Together, these organizations also help educate kids on proper hygiene.

Since 2009, Clean the World has collected 13 million pounds of soap. This has diverted 23 million pounds of waste from landfills, including soap and plastic bottles. And it has allowed Clean the World to distribute 68 million bars of soap to 127 countries. 

This has helped reduce the number of children who die from diarrheal disease each year by 60% or more. 

Responding To The Pandemic

When the pandemic started in 2020, many hotels closed, which caused a used soap supply issue. And like many organizations, Clean the World had to let staff go. 

To make matters worse, as hotels reopened many switched to refillable dispensers. While this helps reduce waste, it makes it hard for Clean the World to get the soap they need. 

RELATED: Holiday Inn scrapping tiny shampoo bottles ...

To help increase supply of soap for distribution, Clean the World created at-home kits. Consumers are able to fill the kits with unused soap and toiletries. These kits were then distributed to homeless shelters and countries in need. 

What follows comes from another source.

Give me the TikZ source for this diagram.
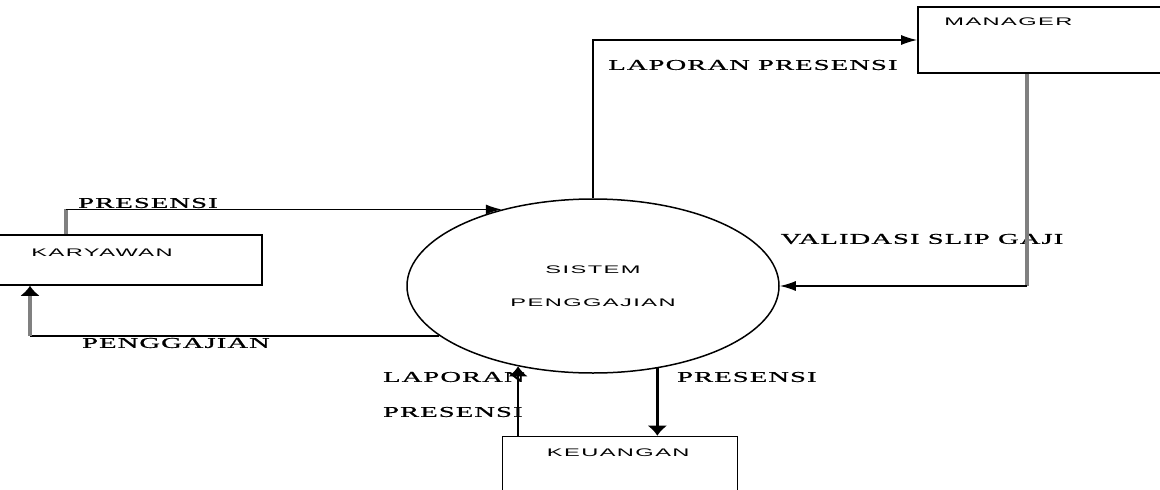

Clean The World Isn’t The Only Organization Making An Impact 

There are other organizations that help improve access to soap around the world. This includes EcoSoap and Diversey. 

Like Clean the World, EcoSoap collects used soap from hotels and repurposes it into new bars. They work with over 1,000 hotels and have distributed 250,000 pounds of soap. 

Diversey is one of the top suppliers for hotel soap and hygiene products. They also repurpose soap and have generated 25 million bars since 2013. 

In Canada, there is an organization called Soap for Hope. Starting in 2015, the organization collects soap from hotels in Alberta and BC to be repurposed. 

Organizations like these help change what happens to hotel waste, like used soap and shampoo. This helps divert it from landfills, keeps people healthy and makes the world more sustainable.